Over the years I've been engaged in several AD disaster recovery scenarios where things ultimately boiled down to the same root cause; a single point of failure had been introduced into the IT environment.  When the single point of failure failed catastrophically - it consequently took down the entire environment with it.

With good backups that can be restored to recover this may not be an End of Days scenario - but as the 3rd principle of Murphy's Law dicates chances are the backups available are either unusable, unrestorable or non-existent when you actually need them (in the same sense that they will always work when you don't need them).

Now... in most virtualization scenarios the admin responsible for the virtual server is typically completely removed from the storage layer - this has been a conscious push by most of the virtualization providers as part of the drive towards virtualization being intended to simplify IT environments by making the storage medium unimportant.

In itself that may be a valid selling point - but the thing is that even if the Admin is removed from the storage medium the virtual hard disk of the virtual server still needs to be physically stored somewhere.  Even the Cloud has mechanical moving parts...
For large hosting providers this "somewhere" is typically a centralized SAN with redundant gizmos, thingamagicks and bells and whistles.

SAN's are tried and tested storage devices that have been around for years before the idea of using them to store virtual machine images was ever conceived - but with today's storage capacity by far outweighing today's backup or restore capability and the cost of a decent SAN with full redundancy being relatively high it becomes very tempting to build SAN's that are large enough to hold the entire mass of virtual machines you are hosting to save money and increase ROI from that SAN.

Consider the following hypothetical but all too likely disaster recovery scenario in today's SAN-based virtualization environments:

- You store 2000 virtual machines on the same SAN.
- The SAN fails catastrophically

Even at best, with a perfect backup strategy in place, a bulletproof Disaster Recovery plan and a small army of trained ninjas that spring from the shadows and start Disaster Recovery procedures at the very instant that the failure has been detected and quantified.... you're still looking at a lengthy recovery process.

If you're missing one of these...you're looking at an even longer process.  

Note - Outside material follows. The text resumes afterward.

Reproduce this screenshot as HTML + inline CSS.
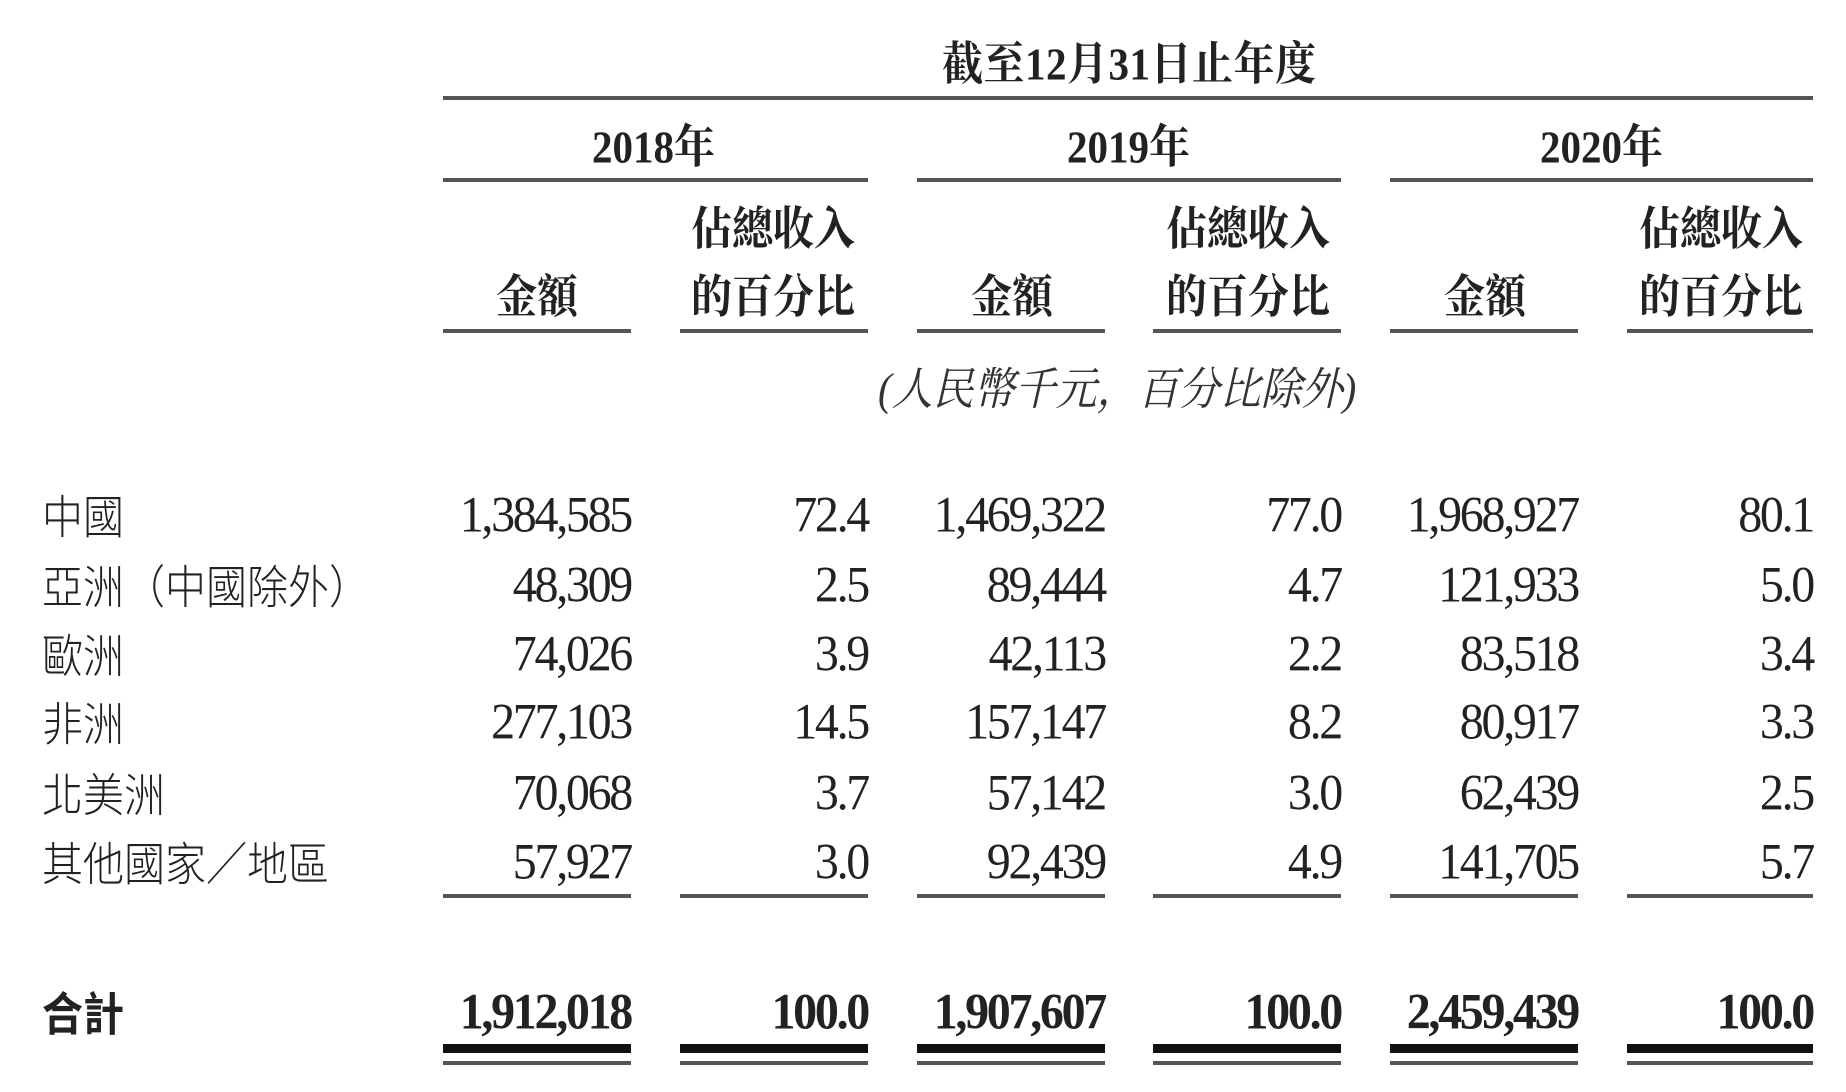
<!DOCTYPE html>
<html><head><meta charset="utf-8"><style>
body{margin:0;width:1846px;height:1092px;background:#fff;position:relative;overflow:hidden;color:#222;font-family:"Liberation Serif","Noto Serif CJK SC",serif}
.a{position:absolute;white-space:nowrap}
.ln{position:absolute;background:#555}
.h{font-weight:bold;font-size:41px;line-height:41px;transform:scaleY(1.12)}
.n{font-size:48px;letter-spacing:-2.3px;line-height:48px;text-align:right;transform:scaleY(1.05)}
.lb{font-family:"Liberation Sans","Noto Sans CJK TC",sans-serif;font-size:41px;line-height:41px;left:42px;transform:scaleY(1.12);transform-origin:left center;font-weight:300}
.b{font-weight:bold}
</style></head><body>
<div class="a h" style="left:942px;top:44px;letter-spacing:0.5px">截至12月31日止年度</div>
<div class="ln" style="left:443px;top:96px;width:1370px;height:4px"></div>

<div class="a h" style="left:592px;top:127px;">2018年</div>
<div class="a h" style="left:1067px;top:127px;">2019年</div>
<div class="a h" style="left:1540px;top:127px;">2020年</div>
<div class="ln" style="left:443px;top:178px;width:425px;height:4px"></div>
<div class="ln" style="left:917px;top:178px;width:424px;height:4px"></div>
<div class="ln" style="left:1390px;top:178px;width:423px;height:4px"></div>

<div class="a h" style="left:496px;top:277px;">金額</div>
<div class="a h" style="left:691px;top:209px;">佔總收入</div>
<div class="a h" style="left:691px;top:277px;">的百分比</div>
<div class="a h" style="left:971px;top:277px;">金額</div>
<div class="a h" style="left:1166px;top:209px;">佔總收入</div>
<div class="a h" style="left:1166px;top:277px;">的百分比</div>
<div class="a h" style="left:1444px;top:277px;">金額</div>
<div class="a h" style="left:1639px;top:209px;">佔總收入</div>
<div class="a h" style="left:1639px;top:277px;">的百分比</div>

<div class="a" style="left:878px;top:356px;font-size:41px;font-style:italic;color:#333;transform:scaleY(1.1)">(人民幣千元，百分比除外)</div>

<div class="a lb" style="top:498px">中國</div>
<div class="a lb" style="top:568px">亞洲（中國除外）</div>
<div class="a lb" style="top:637px">歐洲</div>
<div class="a lb" style="top:705px">非洲</div>
<div class="a lb" style="top:776px">北美洲</div>
<div class="a lb" style="top:845px">其他國家／地區</div>
<div class="a lb b" style="top:995px;font-weight:bold">合計</div>

<div id="rows"></div>
<script>
var data=[
[518,["1,384,585","72.4","1,469,322","77.0","1,968,927","80.1"]],
[588,["48,309","2.5","89,444","4.7","121,933","5.0"]],
[657,["74,026","3.9","42,113","2.2","83,518","3.4"]],
[725,["277,103","14.5","157,147","8.2","80,917","3.3"]],
[796,["70,068","3.7","57,142","3.0","62,439","2.5"]],
[865,["57,927","3.0","92,439","4.9","141,705","5.7"]],
[1015,["1,912,018","100.0","1,907,607","100.0","2,459,439","100.0"]]];
var L=[[443,631],[680,868],[917,1105],[1153,1341],[1390,1578],[1627,1813]];
var h='';
data.forEach(function(r,i){r[1].forEach(function(t,j){
h+='<div class="a n'+(i==6?' b':'')+'" style="left:'+(L[j][1]-300)+'px;width:300px;top:'+(r[0]-26)+'px">'+t+'</div>';});});
L.forEach(function(c){var w=c[1]-c[0];
h+='<div class="ln" style="left:'+c[0]+'px;top:329px;width:'+w+'px;height:4px"></div>';
h+='<div class="ln" style="left:'+c[0]+'px;top:894px;width:'+w+'px;height:4px"></div>';
h+='<div class="ln" style="background:#111;left:'+c[0]+'px;top:1044px;width:'+w+'px;height:9px"></div>';
h+='<div class="ln" style="left:'+c[0]+'px;top:1061px;width:'+w+'px;height:4px"></div>';});
document.getElementById('rows').innerHTML=h;
</script>
</body></html>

Morale: Every Cloud has a Silver lining - even Private Clouds :)

Comments

  • Anonymous
    January 01, 2003
    Virtualization is here to stay and is generally a good thing but it does present a new set of challenges - the danger is that whereas you had definite physical space limitations for physical servers the limits for virtual machines are more blurred and subject to interpretation. Being able to add a "limitless" amount of virtual servers into the fray with a few mouseclicks introduces the danger of exceeding capacity of either the host or the SAN or your recovery capacity without realizing it. With physical servers you'd be running out of rack space at that point :)

  • Anonymous
    January 01, 2003
    That is one of the reasons why I only like the idea for virtualization in the most advanced and most large environments because these things of which you speak, it is only too likely that they are just waiting to happen.  

  • Anonymous
    January 14, 2012
    You point is valid and noted and is a warning for VM admins as well as storage admins. However, although I'm sure it has been done, as your article indicates, but I never see one single SAN or more specifically one single array in which all VMs are placed. Without exception, places I've done work for have multiple arrays (often even different SAN vendor's) with mission critical VMs placed strategically on the different LUNs. It simple would not be possible, outside of a complete site failure, for the "SAN" as an entity to fail in such a way that the VMs would not be accessible or at least able to fail over to other arrays. A number of places even have had 'stretch clusters' where the SAN is across two or more sites that mitigated site failure where the VM platform's cluster was placed across the site..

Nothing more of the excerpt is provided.